■ **TASK INPUT**

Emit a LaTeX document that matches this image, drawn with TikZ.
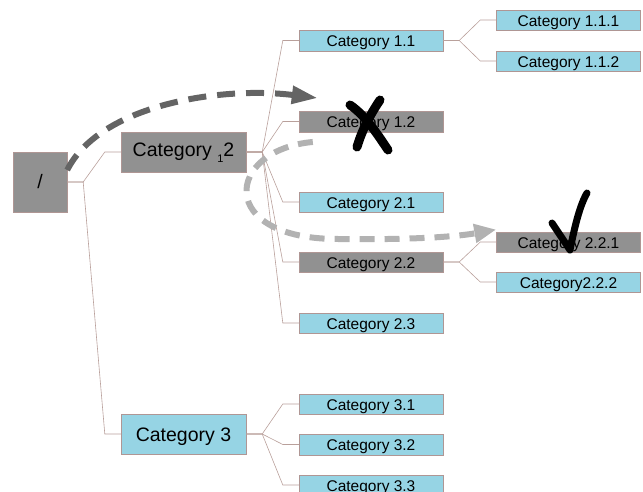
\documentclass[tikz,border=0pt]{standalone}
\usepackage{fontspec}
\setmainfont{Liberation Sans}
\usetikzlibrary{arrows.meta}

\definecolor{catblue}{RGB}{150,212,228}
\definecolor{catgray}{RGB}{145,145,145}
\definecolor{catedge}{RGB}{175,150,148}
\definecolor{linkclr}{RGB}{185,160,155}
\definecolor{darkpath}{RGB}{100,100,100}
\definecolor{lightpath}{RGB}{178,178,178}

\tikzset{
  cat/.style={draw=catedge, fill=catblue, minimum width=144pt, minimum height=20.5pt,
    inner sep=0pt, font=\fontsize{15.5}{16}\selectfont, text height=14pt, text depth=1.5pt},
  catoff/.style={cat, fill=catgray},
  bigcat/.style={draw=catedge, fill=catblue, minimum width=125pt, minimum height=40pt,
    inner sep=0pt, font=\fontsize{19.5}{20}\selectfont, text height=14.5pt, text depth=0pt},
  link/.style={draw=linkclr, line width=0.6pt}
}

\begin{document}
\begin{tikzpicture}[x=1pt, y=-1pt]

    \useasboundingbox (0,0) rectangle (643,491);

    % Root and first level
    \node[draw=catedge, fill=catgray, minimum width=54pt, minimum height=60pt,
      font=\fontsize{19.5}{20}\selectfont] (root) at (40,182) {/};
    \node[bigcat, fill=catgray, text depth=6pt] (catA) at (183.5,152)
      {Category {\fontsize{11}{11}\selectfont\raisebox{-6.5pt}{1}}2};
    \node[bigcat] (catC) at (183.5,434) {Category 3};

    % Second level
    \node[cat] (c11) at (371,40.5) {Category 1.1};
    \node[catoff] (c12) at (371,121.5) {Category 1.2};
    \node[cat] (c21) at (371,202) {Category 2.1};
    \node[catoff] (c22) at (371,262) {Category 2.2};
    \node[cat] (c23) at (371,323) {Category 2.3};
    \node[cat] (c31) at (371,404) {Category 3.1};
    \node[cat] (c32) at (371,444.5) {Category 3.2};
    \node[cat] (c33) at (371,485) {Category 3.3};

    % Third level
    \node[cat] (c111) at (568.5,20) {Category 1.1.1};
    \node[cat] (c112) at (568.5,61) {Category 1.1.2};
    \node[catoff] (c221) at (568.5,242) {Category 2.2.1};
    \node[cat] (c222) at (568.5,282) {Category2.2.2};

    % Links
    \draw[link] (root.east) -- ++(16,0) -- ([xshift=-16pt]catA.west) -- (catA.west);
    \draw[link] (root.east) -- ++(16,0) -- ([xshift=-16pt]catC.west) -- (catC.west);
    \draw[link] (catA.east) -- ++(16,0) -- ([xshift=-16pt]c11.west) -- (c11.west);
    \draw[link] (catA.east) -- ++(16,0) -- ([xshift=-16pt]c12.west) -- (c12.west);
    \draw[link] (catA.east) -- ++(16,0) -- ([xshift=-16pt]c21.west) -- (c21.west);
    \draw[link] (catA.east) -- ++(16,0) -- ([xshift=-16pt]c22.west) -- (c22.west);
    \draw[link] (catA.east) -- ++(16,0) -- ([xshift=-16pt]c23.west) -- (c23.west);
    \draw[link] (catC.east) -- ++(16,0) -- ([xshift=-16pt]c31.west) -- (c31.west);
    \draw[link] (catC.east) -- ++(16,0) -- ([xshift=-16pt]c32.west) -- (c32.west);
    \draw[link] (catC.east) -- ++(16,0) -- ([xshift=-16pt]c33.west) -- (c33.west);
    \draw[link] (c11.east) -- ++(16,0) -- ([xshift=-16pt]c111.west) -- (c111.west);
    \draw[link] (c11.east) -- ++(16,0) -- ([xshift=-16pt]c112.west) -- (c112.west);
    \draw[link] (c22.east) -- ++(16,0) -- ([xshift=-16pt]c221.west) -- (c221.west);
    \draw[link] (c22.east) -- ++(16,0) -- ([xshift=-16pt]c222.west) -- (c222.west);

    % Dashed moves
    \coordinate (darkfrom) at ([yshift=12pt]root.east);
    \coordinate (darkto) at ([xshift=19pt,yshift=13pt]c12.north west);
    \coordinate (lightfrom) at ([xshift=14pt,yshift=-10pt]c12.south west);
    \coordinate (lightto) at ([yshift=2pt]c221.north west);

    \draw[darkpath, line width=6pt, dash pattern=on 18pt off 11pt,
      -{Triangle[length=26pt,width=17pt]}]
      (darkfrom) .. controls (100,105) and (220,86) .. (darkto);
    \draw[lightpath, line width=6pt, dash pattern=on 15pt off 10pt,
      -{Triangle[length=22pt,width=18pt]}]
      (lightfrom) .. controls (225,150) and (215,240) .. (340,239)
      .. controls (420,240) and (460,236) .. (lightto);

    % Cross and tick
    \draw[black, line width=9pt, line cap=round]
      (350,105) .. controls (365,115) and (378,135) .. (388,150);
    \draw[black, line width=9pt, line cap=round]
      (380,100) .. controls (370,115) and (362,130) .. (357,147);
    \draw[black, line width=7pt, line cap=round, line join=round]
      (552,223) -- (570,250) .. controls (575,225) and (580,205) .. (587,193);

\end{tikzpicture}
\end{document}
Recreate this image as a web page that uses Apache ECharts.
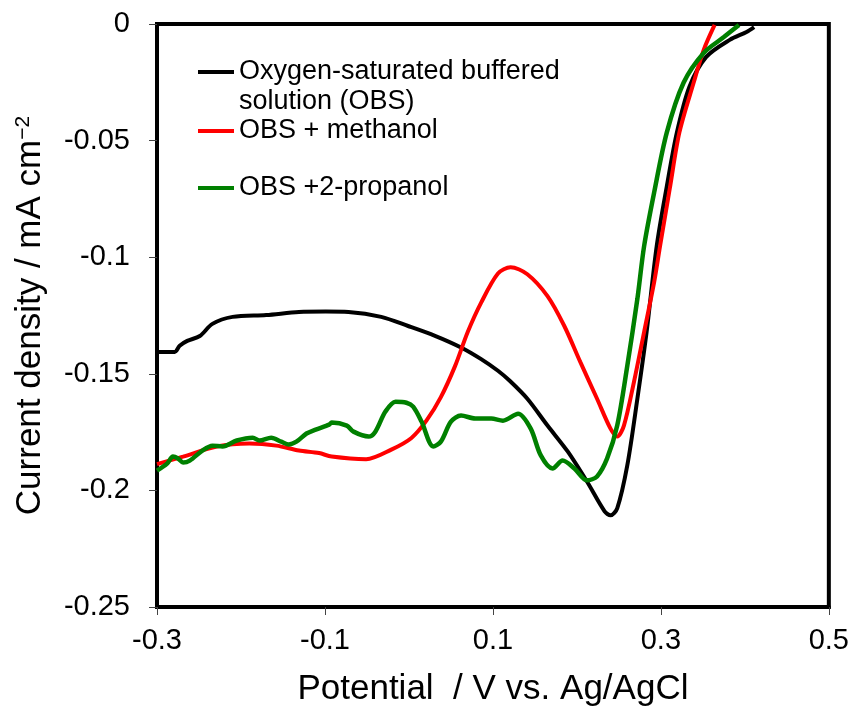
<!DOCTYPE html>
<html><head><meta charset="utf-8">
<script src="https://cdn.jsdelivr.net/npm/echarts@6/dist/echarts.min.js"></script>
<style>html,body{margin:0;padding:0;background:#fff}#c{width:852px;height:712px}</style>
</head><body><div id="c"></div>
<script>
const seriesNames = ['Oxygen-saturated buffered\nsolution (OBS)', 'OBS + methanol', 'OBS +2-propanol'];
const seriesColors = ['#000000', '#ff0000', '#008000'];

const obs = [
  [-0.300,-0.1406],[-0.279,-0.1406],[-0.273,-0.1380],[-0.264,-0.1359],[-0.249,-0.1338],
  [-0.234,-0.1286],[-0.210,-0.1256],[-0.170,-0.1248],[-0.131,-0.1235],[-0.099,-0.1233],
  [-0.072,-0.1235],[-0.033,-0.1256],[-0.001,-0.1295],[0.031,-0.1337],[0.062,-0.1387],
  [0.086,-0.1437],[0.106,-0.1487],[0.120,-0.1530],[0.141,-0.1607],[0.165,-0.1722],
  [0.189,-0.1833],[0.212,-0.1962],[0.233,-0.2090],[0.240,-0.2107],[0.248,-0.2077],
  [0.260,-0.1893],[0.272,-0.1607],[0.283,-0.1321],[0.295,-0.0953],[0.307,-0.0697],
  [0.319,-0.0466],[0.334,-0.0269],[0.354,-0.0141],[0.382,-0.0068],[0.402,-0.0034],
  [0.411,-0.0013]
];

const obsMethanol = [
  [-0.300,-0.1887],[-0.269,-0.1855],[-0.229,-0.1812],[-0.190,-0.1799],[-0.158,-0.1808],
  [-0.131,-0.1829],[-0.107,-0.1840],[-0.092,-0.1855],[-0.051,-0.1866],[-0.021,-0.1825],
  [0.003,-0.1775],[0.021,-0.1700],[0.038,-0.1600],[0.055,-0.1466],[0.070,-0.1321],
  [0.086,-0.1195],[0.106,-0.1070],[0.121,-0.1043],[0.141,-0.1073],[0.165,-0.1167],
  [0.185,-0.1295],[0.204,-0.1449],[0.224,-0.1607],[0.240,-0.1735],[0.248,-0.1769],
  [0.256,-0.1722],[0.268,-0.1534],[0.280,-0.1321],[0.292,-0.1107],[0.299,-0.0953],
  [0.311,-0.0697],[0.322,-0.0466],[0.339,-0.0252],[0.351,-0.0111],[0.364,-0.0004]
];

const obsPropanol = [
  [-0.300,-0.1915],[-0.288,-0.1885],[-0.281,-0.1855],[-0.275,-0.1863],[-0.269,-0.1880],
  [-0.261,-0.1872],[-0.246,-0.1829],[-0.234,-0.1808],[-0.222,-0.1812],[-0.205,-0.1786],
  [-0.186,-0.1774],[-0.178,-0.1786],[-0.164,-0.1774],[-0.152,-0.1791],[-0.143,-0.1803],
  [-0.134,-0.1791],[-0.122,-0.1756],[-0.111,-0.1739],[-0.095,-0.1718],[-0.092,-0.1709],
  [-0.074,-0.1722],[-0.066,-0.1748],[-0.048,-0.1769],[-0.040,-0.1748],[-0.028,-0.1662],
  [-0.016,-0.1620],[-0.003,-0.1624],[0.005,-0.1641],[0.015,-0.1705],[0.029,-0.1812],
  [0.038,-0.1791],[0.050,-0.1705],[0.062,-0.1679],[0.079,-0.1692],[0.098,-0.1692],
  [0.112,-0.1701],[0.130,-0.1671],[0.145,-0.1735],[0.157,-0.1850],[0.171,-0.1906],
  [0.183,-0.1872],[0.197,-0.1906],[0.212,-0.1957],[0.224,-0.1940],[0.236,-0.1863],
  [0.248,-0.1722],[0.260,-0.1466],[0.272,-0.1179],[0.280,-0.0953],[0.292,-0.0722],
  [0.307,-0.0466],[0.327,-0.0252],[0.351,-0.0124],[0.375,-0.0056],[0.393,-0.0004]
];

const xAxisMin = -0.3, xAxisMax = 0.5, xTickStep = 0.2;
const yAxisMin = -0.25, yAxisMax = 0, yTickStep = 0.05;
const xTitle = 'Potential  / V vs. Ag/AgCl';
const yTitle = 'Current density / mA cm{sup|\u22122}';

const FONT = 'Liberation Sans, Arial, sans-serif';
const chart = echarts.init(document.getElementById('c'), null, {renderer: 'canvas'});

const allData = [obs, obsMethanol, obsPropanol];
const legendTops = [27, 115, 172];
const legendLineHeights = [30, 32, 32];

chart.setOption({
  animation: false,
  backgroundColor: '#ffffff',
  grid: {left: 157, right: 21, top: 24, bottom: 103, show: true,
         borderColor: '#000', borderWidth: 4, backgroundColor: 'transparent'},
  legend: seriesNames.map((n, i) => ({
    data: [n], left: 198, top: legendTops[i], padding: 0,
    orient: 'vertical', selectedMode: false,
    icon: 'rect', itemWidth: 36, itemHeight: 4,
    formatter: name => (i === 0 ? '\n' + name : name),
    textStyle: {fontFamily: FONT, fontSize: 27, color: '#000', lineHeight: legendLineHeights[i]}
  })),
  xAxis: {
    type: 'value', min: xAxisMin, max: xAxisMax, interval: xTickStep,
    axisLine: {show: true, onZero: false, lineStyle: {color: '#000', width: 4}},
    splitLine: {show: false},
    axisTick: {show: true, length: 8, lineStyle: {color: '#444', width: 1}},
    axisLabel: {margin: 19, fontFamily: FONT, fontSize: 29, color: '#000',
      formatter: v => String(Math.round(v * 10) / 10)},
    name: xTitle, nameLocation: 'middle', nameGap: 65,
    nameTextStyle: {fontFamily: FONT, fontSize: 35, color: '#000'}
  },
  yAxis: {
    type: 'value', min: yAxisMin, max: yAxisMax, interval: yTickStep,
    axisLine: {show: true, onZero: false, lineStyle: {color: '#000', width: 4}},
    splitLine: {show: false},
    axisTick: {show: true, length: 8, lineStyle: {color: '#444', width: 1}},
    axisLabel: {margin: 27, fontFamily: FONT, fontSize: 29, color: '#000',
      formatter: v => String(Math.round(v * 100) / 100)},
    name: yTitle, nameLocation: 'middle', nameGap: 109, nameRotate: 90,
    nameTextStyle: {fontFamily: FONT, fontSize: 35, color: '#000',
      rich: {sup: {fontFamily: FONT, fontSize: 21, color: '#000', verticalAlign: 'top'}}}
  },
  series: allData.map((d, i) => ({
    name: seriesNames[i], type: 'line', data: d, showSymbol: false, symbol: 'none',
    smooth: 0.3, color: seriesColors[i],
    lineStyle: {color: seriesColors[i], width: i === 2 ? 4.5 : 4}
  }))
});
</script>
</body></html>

■ **EXERCISE**
Return nothing but the lines running from the start of the data to the line with "(0,0) rectangle (643,491);", please, both ends included and no pictures.

■ **THE COMPLETED TASK**
Emit a LaTeX document that matches this image, drawn with TikZ.
\documentclass[tikz,border=0pt]{standalone}
\usepackage{fontspec}
\setmainfont{Liberation Sans}
\usetikzlibrary{arrows.meta}

\definecolor{catblue}{RGB}{150,212,228}
\definecolor{catgray}{RGB}{145,145,145}
\definecolor{catedge}{RGB}{175,150,148}
\definecolor{linkclr}{RGB}{185,160,155}
\definecolor{darkpath}{RGB}{100,100,100}
\definecolor{lightpath}{RGB}{178,178,178}

\tikzset{
  cat/.style={draw=catedge, fill=catblue, minimum width=144pt, minimum height=20.5pt,
    inner sep=0pt, font=\fontsize{15.5}{16}\selectfont, text height=14pt, text depth=1.5pt},
  catoff/.style={cat, fill=catgray},
  bigcat/.style={draw=catedge, fill=catblue, minimum width=125pt, minimum height=40pt,
    inner sep=0pt, font=\fontsize{19.5}{20}\selectfont, text height=14.5pt, text depth=0pt},
  link/.style={draw=linkclr, line width=0.6pt}
}

\begin{document}
\begin{tikzpicture}[x=1pt, y=-1pt]

    \useasboundingbox (0,0) rectangle (643,491);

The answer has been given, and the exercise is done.